Tenho também pelos. Depois de ter
sofrido dores horríveis para eliminá-los com laser, eles voltaram para me
documentar pertencente à família Barbosa. Com barba para todo lado, é assim que
somos. A sorte é que agora já tenho consciência de que não é necessário sentir
dor com cera depilatória, pois ela não muda a constituição dos pelos e não vai
um dia acabar com eles. Um charme de Frida Kahlo não faz mal a ninguém e está
super in ultimamente.
Mini vulcões erupcionam na minha
pele. Antes que um cicatrize outro já começa a inflar. Faz-me rir, pois o vulcão interno que hibernava
dentro de mim acordou com tudo e quer exterminar todo o reino animal, vegetal e
mineral.
Meu dia começa com o despertador
tocando, o que não acontecia há anos, enquanto vinha sendo desperta de
disponível, animada a agir desde as seis da manhã sem maiores esforços. Levanto
sentindo o peso dos novos seios e tenho que enfrentar a nova pele que habito e
seus mini vulcões diante do espelho.
Durante o café tudo vai bem, a
não ser pela falta de agilidade e a inércia que ordena “volte para a cama”

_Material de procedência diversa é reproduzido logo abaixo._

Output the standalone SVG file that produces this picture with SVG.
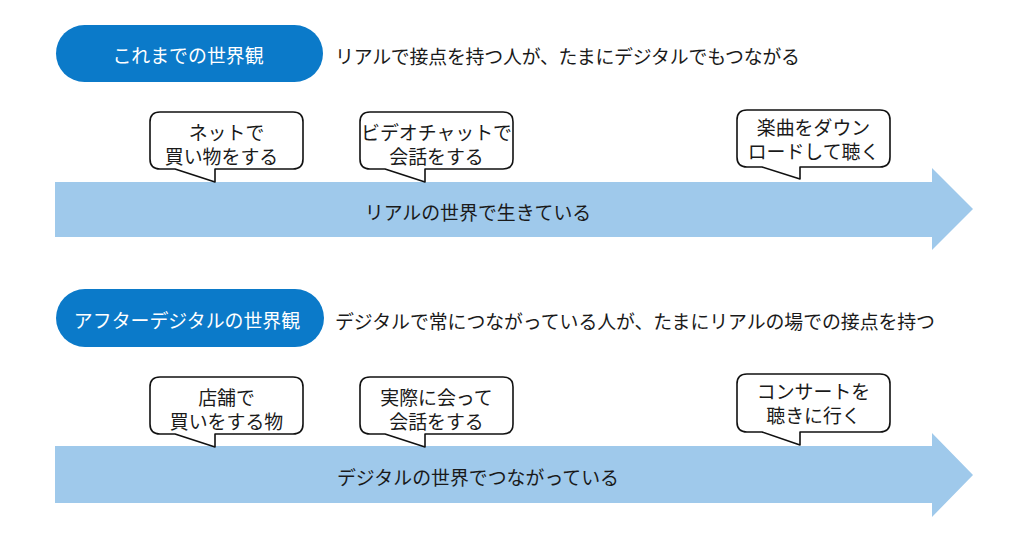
<svg xmlns="http://www.w3.org/2000/svg" width="1030" height="539" viewBox="0 0 1030 539">
  <style>
    text { font-family: "Noto Sans CJK JP", "Noto Sans", sans-serif; font-size: 18.9px; fill: #1a1a1a; dominant-baseline: central; }
    .pill { fill: #0b7ac9; }
    .pilltxt { fill: #ffffff; text-anchor: middle; }
    .arrow { fill: #9fc9eb; }
    .bubble { fill: #ffffff; stroke: #111111; stroke-width: 1.6; stroke-linejoin: round; }
    .c { text-anchor: middle; }
  </style>
  <rect width="1030" height="539" fill="#ffffff"/>

  <!-- Section 1 -->
  <g id="title1">
    <rect class="pill" x="56" y="25" width="267" height="57" rx="28.5"/>
    <text class="pilltxt" x="188" y="54">これまでの世界観</text>
  </g>
  <g id="heading1">
    <text x="335" y="55" textLength="465" lengthAdjust="spacing">リアルで接点を持つ人が、たまにデジタルでもつながる</text>
  </g>
  <g id="arrow1">
    <polygon class="arrow" points="55,182 932,182 932,168 973,209 932,250 932,237 55,237"/>
    <text class="c" x="478" y="211">リアルの世界で生きている</text>
  </g>
  <g id="bubble1a">
    <path class="bubble" d="M160,112 H293 Q303,112 303,122 V159 Q303,169 293,169 H215 V182 L175,169 H160 Q150,169 150,159 V122 Q150,112 160,112 Z"/>
    <text class="c" x="226.5" y="131">ネットで</text>
    <text class="c" x="221.5" y="155">買い物をする</text>
  </g>
  <g id="bubble1b">
    <path class="bubble" d="M370,112 H503 Q513,112 513,122 V159 Q513,169 503,169 H425 V182 L385,169 H370 Q360,169 360,159 V122 Q360,112 370,112 Z"/>
    <text class="c" x="436.5" y="131">ビデオチャットで</text>
    <text class="c" x="436.5" y="155">会話をする</text>
  </g>
  <g id="bubble1c">
    <path class="bubble" d="M747,110 H880 Q890,110 890,120 V157 Q890,167 880,167 H800 V179 L762,167 H747 Q737,167 737,157 V120 Q737,110 747,110 Z"/>
    <text class="c" x="813.5" y="126">楽曲をダウン</text>
    <text class="c" x="813.5" y="150">ロードして聴く</text>
  </g>

  <!-- Section 2 -->
  <g id="title2">
    <rect class="pill" x="56" y="289" width="268" height="58" rx="29"/>
    <text class="pilltxt" x="187" y="319">アフターデジタルの世界観</text>
  </g>
  <g id="heading2">
    <text x="335" y="320" textLength="600" lengthAdjust="spacing">デジタルで常につながっている人が、たまにリアルの場での接点を持つ</text>
  </g>
  <g id="arrow2">
    <polygon class="arrow" points="55,446 932,446 932,433 973,475 932,517 932,503 55,503"/>
    <text class="c" x="478" y="476">デジタルの世界でつながっている</text>
  </g>
  <g id="bubble2a">
    <path class="bubble" d="M160,377 H293 Q303,377 303,387 V424 Q303,434 293,434 H215 V447 L175,434 H160 Q150,434 150,424 V387 Q150,377 160,377 Z"/>
    <text class="c" x="226.5" y="396">店舗で</text>
    <text class="c" x="226.5" y="420">買いをする物</text>
  </g>
  <g id="bubble2b">
    <path class="bubble" d="M370,377 H503 Q513,377 513,387 V424 Q513,434 503,434 H425 V447 L385,434 H370 Q360,434 360,424 V387 Q360,377 370,377 Z"/>
    <text class="c" x="436.5" y="396">実際に会って</text>
    <text class="c" x="436.5" y="420">会話をする</text>
  </g>
  <g id="bubble2c">
    <path class="bubble" d="M747,374 H880 Q890,374 890,384 V422 Q890,432 880,432 H800 V445 L762,432 H747 Q737,432 737,422 V384 Q737,374 747,374 Z"/>
    <text class="c" x="813.5" y="390">コンサートを</text>
    <text class="c" x="813.5" y="414">聴きに行く</text>
  </g>

  <g id="connectors"></g>
</svg>
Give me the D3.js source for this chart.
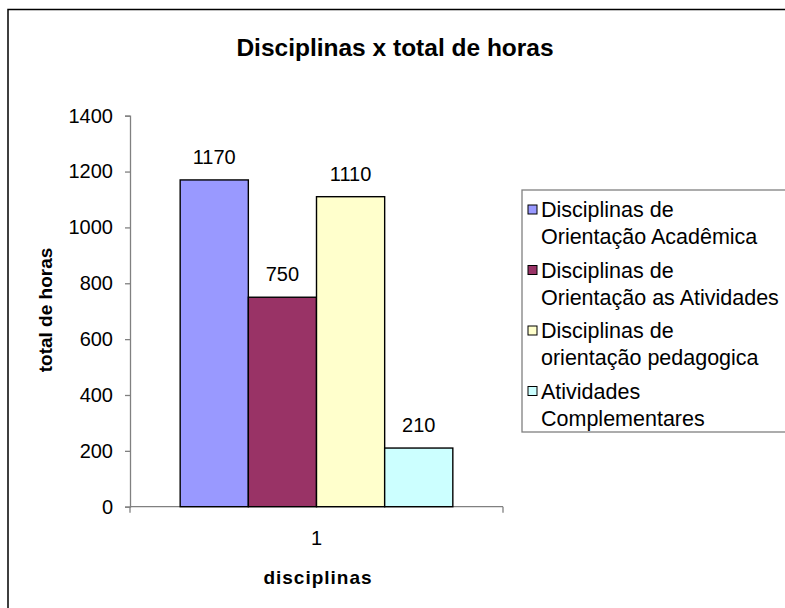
<!DOCTYPE html>
<html>
<head>
<meta charset="utf-8">
<script src="https://cdn.jsdelivr.net/npm/d3@7"></script>
<style>
  body { margin: 0; background: #fff; }
  svg { display: block; font-family: "Liberation Sans", Arial, sans-serif; }
</style>
</head>
<body>
<div id="chart"></div>
<script>
var categories = ["1"];
var seriesNames = [
  ["Disciplinas de", "Orientação Acadêmica"],
  ["Disciplinas de", "Orientação as Atividades"],
  ["Disciplinas de", "orientação pedagogica"],
  ["Atividades", "Complementares"]
];
var seriesValues = [1170, 750, 1110, 210];
var colors = ["#9999FF", "#993366", "#FFFFCC", "#CCFFFF"];
var yTicks = [0, 200, 400, 600, 800, 1000, 1200, 1400];

var W = 785, H = 608;
var plotL = 130, plotR = 503, plotT = 115.7, plotB = 506.7;

var svg = d3.select("#chart").append("svg")
    .attr("width", W).attr("height", H);

// outer chart frame (cut off at right and bottom)
svg.append("rect")
    .attr("x", 8).attr("y", 9.5)
    .attr("width", 820).attr("height", 640)
    .attr("fill", "#fff").attr("stroke", "#000").attr("stroke-width", 1.5);

svg.append("text")
    .attr("x", 395).attr("y", 56)
    .attr("text-anchor", "middle")
    .style("font-size", "24.5px").style("font-weight", "bold")
    .text("Disciplinas x total de horas");

var y = d3.scaleLinear().domain([0, 1400]).range([plotB, plotT]);
var x0 = d3.scaleBand().domain(categories).range([plotL, plotR])
    .paddingInner(0).paddingOuter(0.184);
var x1 = d3.scaleBand().domain(d3.range(seriesValues.length))
    .range([0, x0.bandwidth()]).padding(0);

// y axis
var yAxis = svg.append("g")
    .attr("transform", "translate(" + plotL + ",0)")
    .call(d3.axisLeft(y).tickValues(yTicks).tickFormat(d3.format("d"))
      .tickSize(5).tickPadding(12));
yAxis.selectAll("path, line").attr("stroke", "#808080").attr("stroke-width", 1.3);
yAxis.selectAll("text").style("font-size", "20px").attr("fill", "#000")
    .style("font-family", "'Liberation Sans', Arial, sans-serif");

// x axis
var xAxisG = svg.append("g").attr("transform", "translate(0," + plotB + ")");
xAxisG.append("line").attr("x1", plotL).attr("x2", plotR)
    .attr("stroke", "#808080").attr("stroke-width", 1.3);
[plotL, plotR].forEach(function(px) {
  xAxisG.append("line").attr("x1", px).attr("x2", px).attr("y1", 0).attr("y2", 6)
      .attr("stroke", "#808080").attr("stroke-width", 1.3);
});
categories.forEach(function(c) {
  xAxisG.append("text")
      .attr("x", x0(c) + x0.bandwidth() / 2).attr("y", 38)
      .attr("text-anchor", "middle").style("font-size", "20px").text(c);
});

// bars
var g = svg.append("g").attr("transform", "translate(" + x0(categories[0]) + ",0)");
g.selectAll("rect").data(seriesValues).enter().append("rect")
    .attr("x", function(d, i) { return x1(i); })
    .attr("y", function(d) { return y(d); })
    .attr("width", x1.bandwidth())
    .attr("height", function(d) { return y(0) - y(d); })
    .attr("fill", function(d, i) { return colors[i]; })
    .attr("stroke", "#000").attr("stroke-width", 1.4);

g.selectAll("text.val").data(seriesValues).enter().append("text")
    .attr("class", "val")
    .attr("x", function(d, i) { return x1(i) + x1.bandwidth() / 2; })
    .attr("y", function(d) { return y(d) - 16; })
    .attr("text-anchor", "middle").style("font-size", "20px")
    .text(function(d) { return d; });

// axis titles
svg.append("text")
    .attr("transform", "translate(52,310) rotate(-90)")
    .attr("text-anchor", "middle")
    .style("font-size", "19px").style("font-weight", "bold")
    .text("total de horas");
svg.append("text")
    .attr("x", 318).attr("y", 584)
    .attr("text-anchor", "middle")
    .style("font-size", "19px").style("font-weight", "bold")
    .style("letter-spacing", "1px")
    .text("disciplinas");

// legend
var lg = svg.append("g");
lg.append("rect")
    .attr("x", 522).attr("y", 190)
    .attr("width", 300).attr("height", 242)
    .attr("fill", "#fff").attr("stroke", "#808080").attr("stroke-width", 1.3);
seriesNames.forEach(function(lines, i) {
  var ty = 217 + i * 60.5;
  lg.append("rect")
      .attr("x", 528).attr("y", ty - 12)
      .attr("width", 9).attr("height", 9)
      .attr("fill", colors[i]).attr("stroke", "#000").attr("stroke-width", 1);
  lines.forEach(function(t, j) {
    lg.append("text")
        .attr("x", 541).attr("y", ty + j * 27)
        .style("font-size", "21.5px").text(t);
  });
});
</script>
</body>
</html>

enquanto obedeço à voz da humanidade dizendo “o trabalho dignifica o ser humano”. É óbvio que este pequeno demônio da Tasmânia
que despertou como um vulcão não deseja se alimentar de frutas e comidas leves,
isso é coisa para a moça do comercial de leite em pó desnatado, que aposto que
toma antidepressivos. Digo que aposto isso por experiência própria e a sensação
maravilhosa é aquela mesmo, de correr na praia de roupas brancas e esvoaçantes,
com o vento levantando os cabelos. Mas para o que eu pretendo esse recurso não
é uma opção.
Assim tomo o café, tentando
segurar as vozes do “volte para a cama” e do “coma mais um pedaço de pão”. Meu humano consciente tampa os ouvido gritando
lalalalalalá, enquanto vou tomar um banho e vestir roupas de trabalho. Ao
banheiro posso perceber os contornos mais arredondados revelando as pequenas
vitórias do leão que tenho tentado domar a cada dia. Antes de sair, visto alguma roupa com a
sensação de que esta nova eu deveria ter também novas roupas, mais condizentes
com os novas formas e com o novo olhar. Tento secar o cabelo para dar um ar de
maior beleza, visto que a pele oleosa e seus pontos vermelhos não ajudam muito
meu sucesso como imagem. O calor do secador estimula a oleosidade da pele do
cabelo e então eu tenho a certeza de que no fim do dia vou estar com cara de
suada, o que também não vai ajudar. O mau humor se instala e torço para não
cruzar com pessoas ao meu caminho. Prefiro permanecer muda. Cruzo com o marido
no corredor, olho de rabo de olho. Desconfio de que ele percebe minha situação
e temo perdê-lo por estar sendo uma pessoa muito difícil de conviver. Então ele
sorri para mim, e me lembra de que ele gosta dessa pessoa estranha. Por isso,
ele também me parece bem estranho.
Tento permanecer quieta para ser
discreta diante do mundo. Entendo algumas coisas que me aconteciam na adolescência.
Sair da sala durante a aula e me esconder na biblioteca para ler algo do meu
interesse, me achar a pessoa menos gostável do planeta, ter um estranho prazer em
ir para a região mais movimentada da cidade onde ninguém me ouve nem me vê.
Querer ser invisível para poder ser o que sou sem incomodar a ninguém. Sabendo
que esta que sou é a mesma que pode optar por interferir nos próprios
sentimentos. Sou cada vez mais compreensiva diante dos monstros de outras
pessoas, a cada vez que me deparo com os meus.
Penso em voltar a tomar as
bolinhas mágicas no café e sentar em cima desses bichos que tem me atazanado.
Mas a natureza insiste em interferir na minha vida e persistir na materialização
do desejo constante de ser mãe, que não raro me parece uma ideia maluca. Vejo na rua uma menina bem pequena, que ainda
mal sabe andar firmemente, empurrando um carrinho com uma boneca dentro e me
reconheço nela, treinando desde sempre para uma tarefa que ainda não chegou. Espero com calma o dia de chegar e ouço por aí
que o pior e o melhor ainda estão por vir. O hoje é reconhecer os monstros, dar nome a
eles, uma cadeira à mesa e servir-lhes o jantar.